Несомненно, безобразные явления природы могут иногда, перенесенные в искусство, стать в нем прекрасными. Положительная роль безобразного в искусстве представляет собою факт огромной важности. Проблема безобразного в искусстве не могла не затруднять критиков и эстетиков. Но обычно они отделываются искусственным и поверхностным различением между прекрасным в природе и прекрасным в искусстве.
«Живопись, поскольку она есть средство подражания, может, – говорит Лессинг, – воспроизводить безобразное; но, как искусство, она отказывается делать это. С точки зрения средства подражания все видимые предметы относятся к ее области; с точки зрения искусства она обращается к тем лишь предметам, которые возбуждают в нас приятные впечатления»[60]. Но наличность реализма во всех областях искусства – в живописи же в особенности в портрете, – служит достаточным опровержением этого произвольного различения между «подражанием» и «искусством».
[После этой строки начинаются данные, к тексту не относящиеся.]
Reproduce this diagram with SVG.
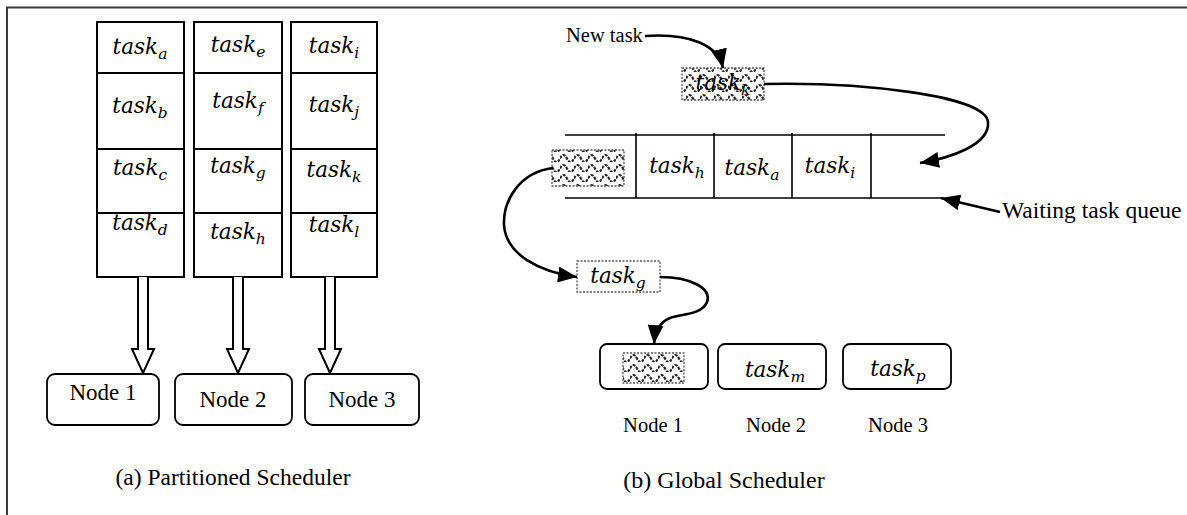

«Искусство, – говорит Кант, – обладает тем преимуществом, что оно делает прекрасными все вещи, которые в природе были бы противны или безобразны… Существует лишь один вид безобразных предметов, которые не поддаются изображению с натуры без нарушения эстетического наслаждения и, следовательно, художественной красоты, это – предметы, вызывающие отвращение».
Однако Кант не знал Гойю, Мане, Бодлера, Золя и всей их школы. Если бы он жил после них, разве мог бы он отстаивать сделанное им исключение, даже выраженное в такой весьма умеренной форме? Если же Кант стал бы отстаивать справедливость такого исключения в силу личного вкуса, то кто мог бы признать, что он беспристрастно объяснял все эстетические факты, установка которых прежде всего обязательна для вызываемого ими индивидуального суждения, которое – безразлично, будет ли оно благоприятным или нет, – должно прежде всего обнимать все факты и признать их за эстетические, так как они являются предметом художественной мысли?